* Work instructions: Can you copy out the data exactly? Leave the images out.

[START Data excerpt]

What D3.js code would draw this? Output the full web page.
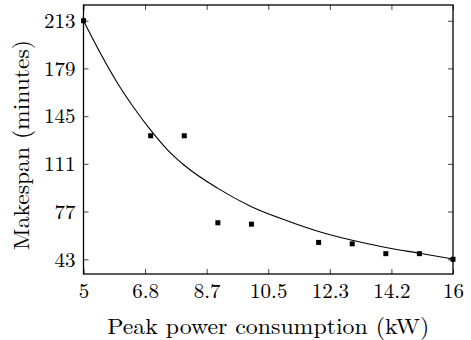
<!DOCTYPE html>
<html>
<head>
<meta charset="utf-8">
<script src="https://cdn.jsdelivr.net/npm/d3@7"></script>
<style>
  body { margin: 0; background: #fff; }
  text { fill: #000; }
</style>
</head>
<body>
<div id="chart"></div>
<script>
// measured points
var powerValues = [5, 7, 8, 9, 10, 12, 13, 14, 15, 16];
var makespanValues = [213, 131, 131, 69, 68, 55, 54, 47, 47, 43];

// fitted curve
var curvePower = [5, 5.5, 6, 6.5, 7, 7.5, 8, 9, 10, 11, 12, 13, 14, 15, 16];
var curveMakespan = [213, 190, 169, 151, 135, 121, 110, 93.5, 80.5, 71, 62.8, 56.5, 51.4, 47.3, 43.2];

var xTicks = [5, 6.8333, 8.6667, 10.5, 12.3333, 14.1667, 16];
var xTickLabels = ["5", "6.8", "8.7", "10.5", "12.3", "14.2", "16"];
var yTicks = [43, 77, 111, 145, 179, 213];

var xLabel = "Peak power consumption (kW)";
var yLabel = "Makespan (minutes)";

var width = 471;
var height = 340;
var pLeft = 83.5, pRight = 453, pTop = 5, pBottom = 274;
var fontName = "'Latin Modern Roman', 'CMU Serif', 'Liberation Serif', 'Times New Roman', 'Nimbus Roman', FreeSerif, 'Noto Serif', 'DejaVu Serif', serif";

var svg = d3.select("#chart")
	.append("svg")
	.attr("width", width)
	.attr("height", height)
	.style("font-family", fontName);

var x = d3.scaleLinear().domain([5, 16]).range([pLeft, pRight]);
var y = d3.scaleLinear().domain([32.5, 224.2]).range([pBottom, pTop]);

var tickLen = 5;

function styleTicks(g){
	g.attr("font-family", null);
	g.select(".domain").remove();
	g.selectAll("line").attr("stroke", "#444").attr("stroke-width", 1);
}

// ticks on all four sides, pointing inward
svg.append("g")
	.attr("transform", "translate(0," + pBottom + ")")
	.call(d3.axisBottom(x).tickValues(xTicks).tickSizeInner(-tickLen).tickSizeOuter(0).tickFormat(function(d, i){ return xTickLabels[i]; }))
	.call(styleTicks)
	.call(function(g){
		g.selectAll("text")
			.attr("y", 24)
			.attr("dy", 0)
			.attr("fill", "#000")
			.style("font-family", fontName)
			.style("font-size", "21px");
	});

svg.append("g")
	.attr("transform", "translate(0," + pTop + ")")
	.call(d3.axisTop(x).tickValues(xTicks).tickSizeInner(-tickLen).tickSizeOuter(0).tickFormat(""))
	.call(styleTicks);

svg.append("g")
	.attr("transform", "translate(" + pLeft + ",0)")
	.call(d3.axisLeft(y).tickValues(yTicks).tickSizeInner(-tickLen).tickSizeOuter(0))
	.call(styleTicks)
	.call(function(g){
		g.selectAll("text")
			.attr("x", -8)
			.attr("fill", "#000")
			.style("font-family", fontName)
			.style("font-size", "21px");
	});

svg.append("g")
	.attr("transform", "translate(" + pRight + ",0)")
	.call(d3.axisRight(y).tickValues(yTicks).tickSizeInner(-tickLen).tickSizeOuter(0).tickFormat(""))
	.call(styleTicks);

// frame
svg.append("rect")
	.attr("x", pLeft)
	.attr("y", pTop)
	.attr("width", pRight - pLeft)
	.attr("height", pBottom - pTop)
	.attr("fill", "none")
	.attr("stroke", "#000")
	.attr("stroke-width", 1.3);

// curve
var curveData = curvePower.map(function(p, i){ return [p, curveMakespan[i]]; });
var line = d3.line()
	.x(function(d){ return x(d[0]); })
	.y(function(d){ return y(d[1]); })
	.curve(d3.curveMonotoneX);

svg.append("path")
	.datum(curveData)
	.attr("d", line)
	.attr("fill", "none")
	.attr("stroke", "#000")
	.attr("stroke-width", 1.1);

// points
var m = 5;
svg.selectAll(".pt")
	.data(powerValues)
	.enter()
	.append("rect")
	.attr("class", "pt")
	.attr("x", function(d){ return x(d) - m/2; })
	.attr("y", function(d, i){ return y(makespanValues[i]) - m/2; })
	.attr("width", m)
	.attr("height", m)
	.attr("fill", "#000");

// axis titles
svg.append("text")
	.attr("text-anchor", "middle")
	.style("font-family", fontName)
	.style("font-size", "22px")
	.attr("x", (pLeft + pRight) / 2)
	.attr("y", 334)
	.attr("textLength", 322)
	.attr("lengthAdjust", "spacingAndGlyphs")
	.text(xLabel);

svg.append("text")
	.attr("text-anchor", "middle")
	.style("font-family", fontName)
	.style("font-size", "22px")
	.attr("transform", "translate(28.5," + 145 + ") rotate(-90)")
	.attr("textLength", 210)
	.attr("lengthAdjust", "spacingAndGlyphs")
	.text(yLabel);
</script>
</body>
</html>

[END Data excerpt]

* Exercise solution:
What D3.js code would draw this? Output the full web page.
<!DOCTYPE html>
<html>
<head>
<meta charset="utf-8">
<script src="https://cdn.jsdelivr.net/npm/d3@7"></script>
<style>
  body { margin: 0; background: #fff; }
  text { fill: #000; }
</style>
</head>
<body>
<div id="chart"></div>
<script>
// measured points
var powerValues = [5, 7, 8, 9, 10, 12, 13, 14, 15, 16];
var makespanValues = [213, 131, 131, 69, 68, 55, 54, 47, 47, 43];

// fitted curve
var curvePower = [5, 5.5, 6, 6.5, 7, 7.5, 8, 9, 10, 11, 12, 13, 14, 15, 16];
var curveMakespan = [213, 190, 169, 151, 135, 121, 110, 93.5, 80.5, 71, 62.8, 56.5, 51.4, 47.3, 43.2];

var xTicks = [5, 6.8333, 8.6667, 10.5, 12.3333, 14.1667, 16];
var xTickLabels = ["5", "6.8", "8.7", "10.5", "12.3", "14.2", "16"];
var yTicks = [43, 77, 111, 145, 179, 213];

var xLabel = "Peak power consumption (kW)";
var yLabel = "Makespan (minutes)";

var width = 471;
var height = 340;
var pLeft = 83.5, pRight = 453, pTop = 5, pBottom = 274;
var fontName = "'Latin Modern Roman', 'CMU Serif', 'Liberation Serif', 'Times New Roman', 'Nimbus Roman', FreeSerif, 'Noto Serif', 'DejaVu Serif', serif";

var svg = d3.select("#chart")
	.append("svg")
	.attr("width", width)
	.attr("height", height)
	.style("font-family", fontName);

var x = d3.scaleLinear().domain([5, 16]).range([pLeft, pRight]);
var y = d3.scaleLinear().domain([32.5, 224.2]).range([pBottom, pTop]);

var tickLen = 5;

function styleTicks(g){
	g.attr("font-family", null);
	g.select(".domain").remove();
	g.selectAll("line").attr("stroke", "#444").attr("stroke-width", 1);
}

// ticks on all four sides, pointing inward
svg.append("g")
	.attr("transform", "translate(0," + pBottom + ")")
	.call(d3.axisBottom(x).tickValues(xTicks).tickSizeInner(-tickLen).tickSizeOuter(0).tickFormat(function(d, i){ return xTickLabels[i]; }))
	.call(styleTicks)
	.call(function(g){
		g.selectAll("text")
			.attr("y", 24)
			.attr("dy", 0)
			.attr("fill", "#000")
			.style("font-family", fontName)
			.style("font-size", "21px");
	});

svg.append("g")
	.attr("transform", "translate(0," + pTop + ")")
	.call(d3.axisTop(x).tickValues(xTicks).tickSizeInner(-tickLen).tickSizeOuter(0).tickFormat(""))
	.call(styleTicks);

svg.append("g")
	.attr("transform", "translate(" + pLeft + ",0)")
	.call(d3.axisLeft(y).tickValues(yTicks).tickSizeInner(-tickLen).tickSizeOuter(0))
	.call(styleTicks)
	.call(function(g){
		g.selectAll("text")
			.attr("x", -8)
			.attr("fill", "#000")
			.style("font-family", fontName)
			.style("font-size", "21px");
	});

svg.append("g")
	.attr("transform", "translate(" + pRight + ",0)")
	.call(d3.axisRight(y).tickValues(yTicks).tickSizeInner(-tickLen).tickSizeOuter(0).tickFormat(""))
	.call(styleTicks);

// frame
svg.append("rect")
	.attr("x", pLeft)
	.attr("y", pTop)
	.attr("width", pRight - pLeft)
	.attr("height", pBottom - pTop)
	.attr("fill", "none")
	.attr("stroke", "#000")
	.attr("stroke-width", 1.3);

// curve
var curveData = curvePower.map(function(p, i){ return [p, curveMakespan[i]]; });
var line = d3.line()
	.x(function(d){ return x(d[0]); })
	.y(function(d){ return y(d[1]); })
	.curve(d3.curveMonotoneX);

svg.append("path")
	.datum(curveData)
	.attr("d", line)
	.attr("fill", "none")
	.attr("stroke", "#000")
	.attr("stroke-width", 1.1);

// points
var m = 5;
svg.selectAll(".pt")
	.data(powerValues)
	.enter()
	.append("rect")
	.attr("class", "pt")
	.attr("x", function(d){ return x(d) - m/2; })
	.attr("y", function(d, i){ return y(makespanValues[i]) - m/2; })
	.attr("width", m)
	.attr("height", m)
	.attr("fill", "#000");

// axis titles
svg.append("text")
	.attr("text-anchor", "middle")
	.style("font-family", fontName)
	.style("font-size", "22px")
	.attr("x", (pLeft + pRight) / 2)
	.attr("y", 334)
	.attr("textLength", 322)
	.attr("lengthAdjust", "spacingAndGlyphs")
	.text(xLabel);

svg.append("text")
	.attr("text-anchor", "middle")
	.style("font-family", fontName)
	.style("font-size", "22px")
	.attr("transform", "translate(28.5," + 145 + ") rotate(-90)")
	.attr("textLength", 210)
	.attr("lengthAdjust", "spacingAndGlyphs")
	.text(yLabel);
</script>
</body>
</html>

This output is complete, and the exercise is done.